Hey! I'm the original author of this post. I'm so excited to share our journey with ClickHouse and the open source Observability world, I'll be happy to answer any questions you may have!
Very cool write up. I'm curious about any challenges you had using Grafana? Also, do you think this sort of system would work as an alternative to Splunk as well?
Grafana works really well out of the box for most use-cases. Initially the LogHouse UI was built using the out-of-the-box Grafana tools (along with the ClickHouse data source plugin which we maintain)
You can get a really long way with the zero code dashboarding tools, especially with the latest plugin release (4.0) which comes with a completely rebuilt query builder which has an opinionated mode specifically for OpenTelemetry data. LogHouse exhausted the limits of the zero-code UI in a few places and it was necessary to evolve the UI from a dashboard into a Grafana Plugin. Doing so gives you much more control to build a full application using the Grafana primitives. I really like that as an SRE I can build a webapp without spending any time building UI components, instead just controlling the layout on page and declaring “this panel has the following `SELECT…` query” which is generated by some typescript function.
Examples of things which we can do on top of Scenes are:
- Pick a different schema based on the query parameters. For instance we have different schemas for different applications (Keeper/Server/Generic K8s app) and the app picks the necessary schema
- Always show the full generated SQL query on the page (We like to use Grafana UI to start off and then jump into fully manual SQL for deeper analysis)

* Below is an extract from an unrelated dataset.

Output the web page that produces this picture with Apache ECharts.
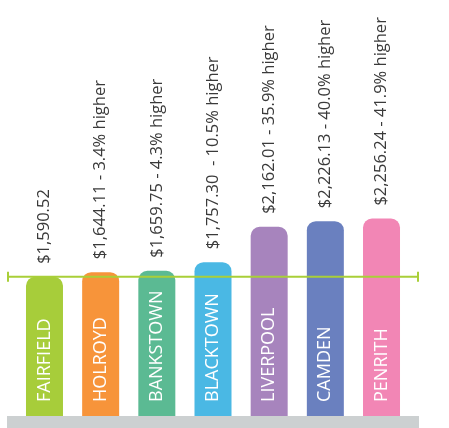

- Take one filter value (for instance, k8s namespace) and look up all of the other filters required (pod names which were live during the time period, region, cell ect.)
- Some small gadgets like enabling users to import the time range from another application URL like DataDog. Oftentimes we start by looking at metrics in another source and then want to jump into the logs.
Can you share some details of how you implemented the cross region routing in Grafana? I think the article mentioned that you created your own plugin, is that plugin open sourced?
We would like to do something similar, but not sure where to start.